1) not to waste time filled with regret or remorse about the past, because as soon as you do something it can't be undone, so there's no point beating yourself up over it.
2) not to lose sleep over what is coming up, tomorrow or next week or whenever; just make a few decisions about that part of what you are expecting, in so far as you will have any control, then switch off. Because there is only so much that we have control over, and the rest is in the lap of the Gods.
It sounds so simple and perfect and if we all lived our lives like this the promise is that we will have no angst, no neurosis, no weights to carry around, because our minds will be liberated and our hearts free to enjoy the world we live in.

I have regrets – new ones every day. Some of them I own up to, others I have no intention of anyone ever finding out about. I'm not talking big here – no murders or hit-and-runs, Hatton Garden bank heists. Just ordinary run-of-the-mill stuff like everybody else.
Catholics go to Confession, the rest of us file it away in a little drawer in the filing cabinet that occupies space in our brains. And there it gets added to and gets bigger and eventually takes over a whole cabinet and then another and then a whole room and then two rooms and then it has a whole corridor or a floor in the office block then the whole block and it spreads out over a whole neighbourhood or district and the longer we live the more it takes over until we die.
I can't hack that.
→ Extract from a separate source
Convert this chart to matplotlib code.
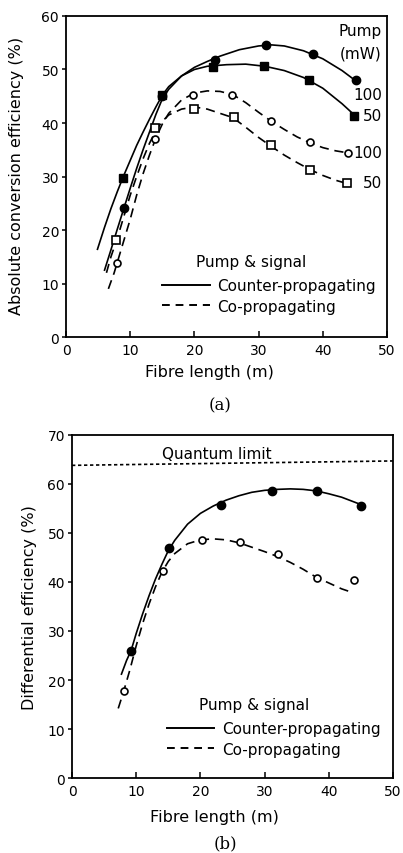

I have to do something with it. So this is my confessional. And anyone who bothers to read it can be my Father Confessor and either grant me absolution or a few penances.
That's okay with me,
Today, Friday Night:
I've been smoking too much. More than I admit to. I have a couple of e-cigarettes, which taste ok but are heavier than the real things and I can't et used to them. So I light up. I know that a lot of it is because I'm waiting to start treatment, but first I have to see a Consultant, and so far I've waited 20 weeks, and now I have an appointment for the second week in January, and then I'll have to wait to start a course of treatment, which I hope will be successful, but until then I really can't quit. It's pathetic, but there it is, Father.
Miss Teri Regrets She Is Unable To Quit Today!